--- Aim of the exercise ---
Beginning with the first line of the data below, extract each line up to and including the one containing "1.11, 0.86, 0.44];". Copy them exactly and add nothing.
------ Recorded information
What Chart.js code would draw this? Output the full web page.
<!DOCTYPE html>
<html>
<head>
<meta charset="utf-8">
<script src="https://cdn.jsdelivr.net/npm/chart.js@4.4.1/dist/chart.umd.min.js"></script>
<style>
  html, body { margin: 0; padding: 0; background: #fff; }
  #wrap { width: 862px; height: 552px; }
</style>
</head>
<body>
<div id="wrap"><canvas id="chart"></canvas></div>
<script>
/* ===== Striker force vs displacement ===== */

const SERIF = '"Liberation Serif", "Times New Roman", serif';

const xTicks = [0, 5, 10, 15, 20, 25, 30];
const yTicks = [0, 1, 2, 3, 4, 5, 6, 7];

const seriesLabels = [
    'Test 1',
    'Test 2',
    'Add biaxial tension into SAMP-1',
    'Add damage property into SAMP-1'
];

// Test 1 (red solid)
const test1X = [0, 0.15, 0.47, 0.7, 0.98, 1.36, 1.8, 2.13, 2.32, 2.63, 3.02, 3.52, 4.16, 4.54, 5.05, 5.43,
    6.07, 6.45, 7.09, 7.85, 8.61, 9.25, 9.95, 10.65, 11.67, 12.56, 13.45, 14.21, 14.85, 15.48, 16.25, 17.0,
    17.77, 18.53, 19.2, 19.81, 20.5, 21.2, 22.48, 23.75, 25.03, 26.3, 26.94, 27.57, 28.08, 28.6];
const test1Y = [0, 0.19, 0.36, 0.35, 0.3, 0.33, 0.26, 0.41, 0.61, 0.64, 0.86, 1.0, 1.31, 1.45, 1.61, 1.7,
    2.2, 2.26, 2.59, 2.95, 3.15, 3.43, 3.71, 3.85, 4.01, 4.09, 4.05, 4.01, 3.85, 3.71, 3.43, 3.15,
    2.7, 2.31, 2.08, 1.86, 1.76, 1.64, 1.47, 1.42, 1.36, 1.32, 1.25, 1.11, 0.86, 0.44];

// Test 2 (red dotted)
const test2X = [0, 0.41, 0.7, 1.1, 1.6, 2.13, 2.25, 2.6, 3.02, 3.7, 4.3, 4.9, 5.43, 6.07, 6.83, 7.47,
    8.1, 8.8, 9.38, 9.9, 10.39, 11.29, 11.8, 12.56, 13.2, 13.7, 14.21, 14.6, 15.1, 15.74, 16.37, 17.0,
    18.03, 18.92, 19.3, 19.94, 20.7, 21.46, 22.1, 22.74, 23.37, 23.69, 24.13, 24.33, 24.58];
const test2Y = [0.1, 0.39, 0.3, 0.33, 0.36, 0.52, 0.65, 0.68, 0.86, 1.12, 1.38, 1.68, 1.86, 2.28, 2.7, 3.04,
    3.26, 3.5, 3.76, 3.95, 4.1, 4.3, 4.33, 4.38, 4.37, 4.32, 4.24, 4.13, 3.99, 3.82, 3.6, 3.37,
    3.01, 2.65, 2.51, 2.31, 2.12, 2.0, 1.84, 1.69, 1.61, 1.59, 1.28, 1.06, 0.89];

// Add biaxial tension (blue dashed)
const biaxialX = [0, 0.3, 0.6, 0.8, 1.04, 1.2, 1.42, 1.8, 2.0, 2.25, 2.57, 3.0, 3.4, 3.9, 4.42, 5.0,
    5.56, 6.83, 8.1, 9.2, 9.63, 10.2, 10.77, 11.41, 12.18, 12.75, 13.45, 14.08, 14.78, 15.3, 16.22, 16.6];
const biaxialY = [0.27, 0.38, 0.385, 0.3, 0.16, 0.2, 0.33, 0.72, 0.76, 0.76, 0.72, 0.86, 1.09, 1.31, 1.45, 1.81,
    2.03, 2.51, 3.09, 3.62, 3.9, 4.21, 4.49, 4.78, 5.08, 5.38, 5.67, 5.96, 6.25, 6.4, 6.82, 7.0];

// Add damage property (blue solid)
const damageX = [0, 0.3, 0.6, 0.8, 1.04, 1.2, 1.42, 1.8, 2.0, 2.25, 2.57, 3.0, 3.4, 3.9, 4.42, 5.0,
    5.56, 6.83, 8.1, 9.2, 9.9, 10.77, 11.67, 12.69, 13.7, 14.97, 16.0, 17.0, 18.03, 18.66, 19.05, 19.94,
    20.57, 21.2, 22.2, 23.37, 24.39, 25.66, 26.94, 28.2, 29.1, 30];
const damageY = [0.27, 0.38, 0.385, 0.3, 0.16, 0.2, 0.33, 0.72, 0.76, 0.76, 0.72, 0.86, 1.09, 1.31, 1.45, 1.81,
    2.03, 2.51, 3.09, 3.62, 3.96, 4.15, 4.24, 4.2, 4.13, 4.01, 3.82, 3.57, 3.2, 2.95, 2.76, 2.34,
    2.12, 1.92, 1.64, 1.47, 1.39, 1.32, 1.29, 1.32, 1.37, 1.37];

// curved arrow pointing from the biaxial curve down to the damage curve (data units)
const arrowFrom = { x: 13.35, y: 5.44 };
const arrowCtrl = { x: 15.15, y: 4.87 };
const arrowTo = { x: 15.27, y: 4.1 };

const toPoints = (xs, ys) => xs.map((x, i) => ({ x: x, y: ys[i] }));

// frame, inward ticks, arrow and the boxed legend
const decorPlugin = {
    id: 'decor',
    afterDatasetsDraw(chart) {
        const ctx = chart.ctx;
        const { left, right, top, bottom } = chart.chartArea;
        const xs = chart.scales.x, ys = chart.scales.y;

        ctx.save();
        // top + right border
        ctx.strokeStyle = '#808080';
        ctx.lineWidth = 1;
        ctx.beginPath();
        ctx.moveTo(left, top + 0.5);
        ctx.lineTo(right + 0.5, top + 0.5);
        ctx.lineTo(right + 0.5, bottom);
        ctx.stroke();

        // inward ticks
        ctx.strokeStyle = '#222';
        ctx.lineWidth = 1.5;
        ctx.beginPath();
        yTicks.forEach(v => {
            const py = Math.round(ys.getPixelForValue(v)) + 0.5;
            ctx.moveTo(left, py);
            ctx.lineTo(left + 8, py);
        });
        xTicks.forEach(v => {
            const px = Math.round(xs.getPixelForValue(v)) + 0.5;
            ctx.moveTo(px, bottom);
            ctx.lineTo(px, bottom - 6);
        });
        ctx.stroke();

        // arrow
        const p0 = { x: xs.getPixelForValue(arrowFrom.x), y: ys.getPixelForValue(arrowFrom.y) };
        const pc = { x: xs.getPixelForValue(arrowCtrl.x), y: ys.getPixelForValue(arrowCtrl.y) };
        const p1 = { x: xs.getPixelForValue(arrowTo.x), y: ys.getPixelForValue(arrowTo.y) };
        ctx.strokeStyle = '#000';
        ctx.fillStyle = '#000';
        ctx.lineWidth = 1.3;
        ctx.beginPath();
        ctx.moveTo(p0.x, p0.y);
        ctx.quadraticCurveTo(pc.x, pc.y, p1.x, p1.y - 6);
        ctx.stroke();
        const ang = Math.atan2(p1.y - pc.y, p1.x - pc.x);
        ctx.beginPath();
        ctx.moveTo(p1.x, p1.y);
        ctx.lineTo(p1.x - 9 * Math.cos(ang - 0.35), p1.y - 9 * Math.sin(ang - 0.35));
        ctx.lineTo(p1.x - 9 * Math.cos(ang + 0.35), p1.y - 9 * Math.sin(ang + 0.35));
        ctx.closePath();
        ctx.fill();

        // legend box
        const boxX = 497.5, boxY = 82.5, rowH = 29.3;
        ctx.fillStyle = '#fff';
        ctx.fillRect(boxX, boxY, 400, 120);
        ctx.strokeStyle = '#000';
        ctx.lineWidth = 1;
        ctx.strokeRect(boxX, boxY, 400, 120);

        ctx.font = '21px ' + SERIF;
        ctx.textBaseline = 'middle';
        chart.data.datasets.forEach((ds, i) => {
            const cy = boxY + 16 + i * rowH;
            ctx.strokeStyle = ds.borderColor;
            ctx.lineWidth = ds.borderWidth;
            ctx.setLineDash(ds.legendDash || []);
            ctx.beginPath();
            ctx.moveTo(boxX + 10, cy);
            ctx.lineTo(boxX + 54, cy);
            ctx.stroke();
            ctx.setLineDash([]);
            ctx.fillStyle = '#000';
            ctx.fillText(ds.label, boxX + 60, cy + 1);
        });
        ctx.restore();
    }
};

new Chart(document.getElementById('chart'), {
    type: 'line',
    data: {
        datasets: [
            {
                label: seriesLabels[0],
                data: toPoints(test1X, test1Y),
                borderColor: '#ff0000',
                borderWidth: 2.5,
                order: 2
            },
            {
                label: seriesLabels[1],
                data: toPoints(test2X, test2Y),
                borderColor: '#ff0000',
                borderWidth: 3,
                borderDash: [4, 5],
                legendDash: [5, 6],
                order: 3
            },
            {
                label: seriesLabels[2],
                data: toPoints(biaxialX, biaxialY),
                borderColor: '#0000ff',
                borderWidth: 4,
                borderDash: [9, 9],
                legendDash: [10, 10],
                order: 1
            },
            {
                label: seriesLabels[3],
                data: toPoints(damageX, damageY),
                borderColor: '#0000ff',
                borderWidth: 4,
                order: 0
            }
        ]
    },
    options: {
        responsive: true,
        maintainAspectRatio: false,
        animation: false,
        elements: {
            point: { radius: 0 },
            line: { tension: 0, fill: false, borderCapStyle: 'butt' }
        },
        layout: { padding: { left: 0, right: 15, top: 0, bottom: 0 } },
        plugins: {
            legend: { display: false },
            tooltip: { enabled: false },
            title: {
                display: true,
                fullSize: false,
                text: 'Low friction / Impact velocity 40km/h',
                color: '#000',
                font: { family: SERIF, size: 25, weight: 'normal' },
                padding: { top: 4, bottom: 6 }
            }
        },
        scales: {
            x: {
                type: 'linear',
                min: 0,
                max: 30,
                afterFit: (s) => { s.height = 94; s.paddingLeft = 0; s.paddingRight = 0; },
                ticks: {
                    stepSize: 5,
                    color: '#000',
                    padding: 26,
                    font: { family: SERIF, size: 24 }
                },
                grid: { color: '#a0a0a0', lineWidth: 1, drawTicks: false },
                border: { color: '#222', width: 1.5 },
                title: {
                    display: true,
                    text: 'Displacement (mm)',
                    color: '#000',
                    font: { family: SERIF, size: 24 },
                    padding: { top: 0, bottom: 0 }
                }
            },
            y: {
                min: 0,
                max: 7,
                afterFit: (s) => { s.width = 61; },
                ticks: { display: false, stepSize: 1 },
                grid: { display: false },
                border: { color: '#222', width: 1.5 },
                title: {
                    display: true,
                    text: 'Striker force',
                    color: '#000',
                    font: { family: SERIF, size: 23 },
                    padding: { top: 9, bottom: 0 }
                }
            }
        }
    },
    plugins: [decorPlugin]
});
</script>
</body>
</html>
------------
--- Solution to this problem ---
What Chart.js code would draw this? Output the full web page.
<!DOCTYPE html>
<html>
<head>
<meta charset="utf-8">
<script src="https://cdn.jsdelivr.net/npm/chart.js@4.4.1/dist/chart.umd.min.js"></script>
<style>
  html, body { margin: 0; padding: 0; background: #fff; }
  #wrap { width: 862px; height: 552px; }
</style>
</head>
<body>
<div id="wrap"><canvas id="chart"></canvas></div>
<script>
/* ===== Striker force vs displacement ===== */

const SERIF = '"Liberation Serif", "Times New Roman", serif';

const xTicks = [0, 5, 10, 15, 20, 25, 30];
const yTicks = [0, 1, 2, 3, 4, 5, 6, 7];

const seriesLabels = [
    'Test 1',
    'Test 2',
    'Add biaxial tension into SAMP-1',
    'Add damage property into SAMP-1'
];

// Test 1 (red solid)
const test1X = [0, 0.15, 0.47, 0.7, 0.98, 1.36, 1.8, 2.13, 2.32, 2.63, 3.02, 3.52, 4.16, 4.54, 5.05, 5.43,
    6.07, 6.45, 7.09, 7.85, 8.61, 9.25, 9.95, 10.65, 11.67, 12.56, 13.45, 14.21, 14.85, 15.48, 16.25, 17.0,
    17.77, 18.53, 19.2, 19.81, 20.5, 21.2, 22.48, 23.75, 25.03, 26.3, 26.94, 27.57, 28.08, 28.6];
const test1Y = [0, 0.19, 0.36, 0.35, 0.3, 0.33, 0.26, 0.41, 0.61, 0.64, 0.86, 1.0, 1.31, 1.45, 1.61, 1.7,
    2.2, 2.26, 2.59, 2.95, 3.15, 3.43, 3.71, 3.85, 4.01, 4.09, 4.05, 4.01, 3.85, 3.71, 3.43, 3.15,
    2.7, 2.31, 2.08, 1.86, 1.76, 1.64, 1.47, 1.42, 1.36, 1.32, 1.25, 1.11, 0.86, 0.44];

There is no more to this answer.